I can't wait to try out the basket weave stitch and then use these stitches on other, bigger projects. I'm sad because the book is due back to the library on Thursday, and someone else has already reserved it. I guess I'll just have to make a purchase this week. :)

Tuesday, September 14, 2010

The Chicks with Sticks Guide to Knitting, and My Camera Woes

My lack of a camera is getting more annoying than a shirt that keeps riding up to your waist. I want to take my broken camera to Best Buy tonight, but I don't know if I'll have time. We're trying to get the house clean and put together for my partner's parents to come over (they're arriving tomorrow and staying with us for 10 days), and that so far has meant a whole lot of work and not much time for anything else. If my warranty doesn't cover it, I want to get a new camera, but new camaras cost money, an item which I am lacking in any quantity.

I recently borrowed The Chicks with Sticks Guide to Knitting from the library, and I'm so excited about it! I already crochet, but knitting is just so much more versatile, and all my favorite patterns are knit. I have to admit to having been intimidated by knitting, but The Chicks with Sticks goes through everything in a fun lesson-like format. Each lesson has a project or two at the end, and most of the projects are super-cute things that I'd love to make. So far, I love the book, although their instructions for casting on seem to be missing a step, and I had to look for an online tutorial to show me how to do it. I might actually buy my own copy, since you can only keep a library book for so long.
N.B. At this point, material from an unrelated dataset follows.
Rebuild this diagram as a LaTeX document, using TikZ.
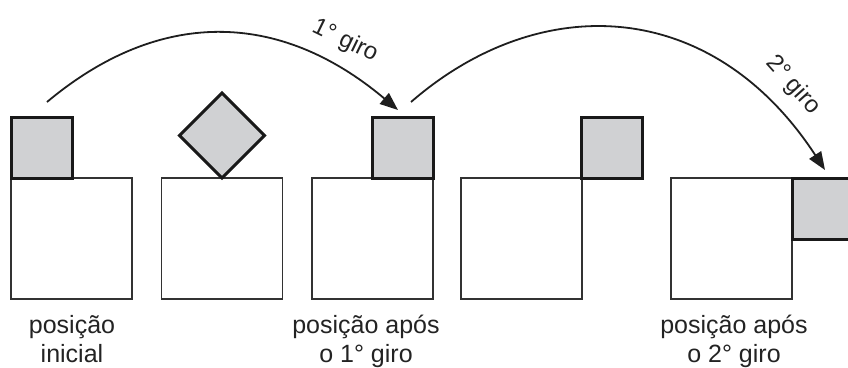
\documentclass[tikz,border=0pt]{standalone}
\usepackage{fontspec}
\setmainfont{Liberation Sans}
\usetikzlibrary{arrows.meta}
\definecolor{sqfill}{RGB}{208,209,211}
\definecolor{bigline}{RGB}{50,50,50}
\definecolor{smline}{RGB}{25,25,25}
\definecolor{arcline}{RGB}{30,30,30}
\definecolor{captext}{RGB}{35,35,35}
\begin{document}
\begin{tikzpicture}[x=1pt,y=-1pt,
  bigsq/.style={draw=bigline,line width=1.9pt,minimum size=121pt,inner sep=0pt,outer sep=0pt},
  smallsq/.style={draw=smline,fill=sqfill,line width=3pt,minimum size=61pt,inner sep=0pt,outer sep=0pt},
  turn/.style={line width=1.8pt,draw=arcline,-{Triangle[length=18pt,width=14pt]}},
  caption/.style={font=\fontsize{25}{29}\selectfont,align=center,inner sep=0pt,anchor=north,text=captext},
  turnlabel/.style={font=\fontsize{24}{28}\selectfont,inner sep=0pt,text=captext}]
\useasboundingbox (0,0) rectangle (848,367);
% big squares
\node[bigsq] (b1) at (71.5,238.5) {};
\node[bigsq] (b2) at (222,238.5) {};
\node[bigsq] (b3) at (372.5,238.5) {};
\node[bigsq] (b4) at (521.5,238.5) {};
\node[bigsq] (b5) at (731.5,238.5) {};
% small squares
\node[smallsq] (s1) at (41.5,147.5) {};
\node[smallsq,rotate=45,minimum size=60pt] (s2) at (222,135.5) {};
\node[smallsq] (s3) at (402.5,147.5) {};
\node[smallsq] (s4) at (611.5,147.5) {};
\node[smallsq] (s5) at (822.5,208.5) {};
% arcs
\coordinate (a1s) at (47,102);
\coordinate (a1e) at (398,110);
\coordinate (a2s) at (411,102);
\coordinate (a2e) at (825,170);
\draw[turn] (a1s) .. controls (158,9) and (278,9) .. (a1e);
\draw[turn] (a2s) .. controls (540,-10) and (712,-3) .. (a2e);
% arc labels
\node[turnlabel,rotate=-26] (l1) at (345,41) {1° giro};
\node[turnlabel,rotate=-48] (l2) at (793,85) {2° giro};
% captions
\node[caption] (c1) at (72,315) {posição\\inicial};
\node[caption] (c3) at (366,315) {posição após\\o 1° giro};
\node[caption] (c5) at (734,315) {posição após\\o 2° giro};
\end{tikzpicture}
\end{document}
The first project in the book is a simple fringed scarf; it's supposed to be knit using a worsted-weight wool yarn and a sparkly lace-weight yarn, but after discovering how lacking JoAnn is in the yarn variety department (next time, I'm going to the little yarn store downtown), I decided to knit mine with only one chunky Lion Brand yarn. It's called Charlotte Blue:

See, this is where the camera trouble comes in; I want to show you how far I've gotten in just a few episodes of Top Chef and Gossip Girl, but all I can do is provide stock photos of my yarn. :( I knit while my partner watches TV, and I'm pretty happy with how quickly it's going. (In a side note, I should admit that there's a deeply-hidden part of me that loves shows like Gossip Girl, even though the rest of me knows I should be ashamed of said love. This last month is the first time I've had TV (other than DVDs) in three years, which makes it even more addictive. :))

Tuesday, September 7, 2010

Book Review: The Magician's Elephant, by Kate DiCamillo

I hope that your holiday weekend was wonderful and relaxing, or at least busy with things you wanted to be doing!

I was busy, but happily. One of the things I did over the weekend was read The Magician's Elephant, by Kate DiCamillo, illustrated by Yoko Tanaka.

I loved this book. It is the story of an orphaned boy who lives with a soldier who fought beside his father. The boy is told by a fortuneteller that his sister lives, and in order to find her, he must follow the elephant. That same night, a magician conjurs an elephant, which falls right through the ceiling of the theater he is performing in.

The Magician's Elephant is a story about magic, and what is possible when you believe. Kate DiCamillo does not need flowery language; her writing is beautiful without pretension. The voice she uses throughout the book is simple, funny, and touching, and she does it all deftly. Yoko Tanaka's illustrations are perfect for the story. All of the illustrations are in black and white, and they capture the magical tone of the story. This story has had me asking, What if? Why not? Could it be? ever since I put it down.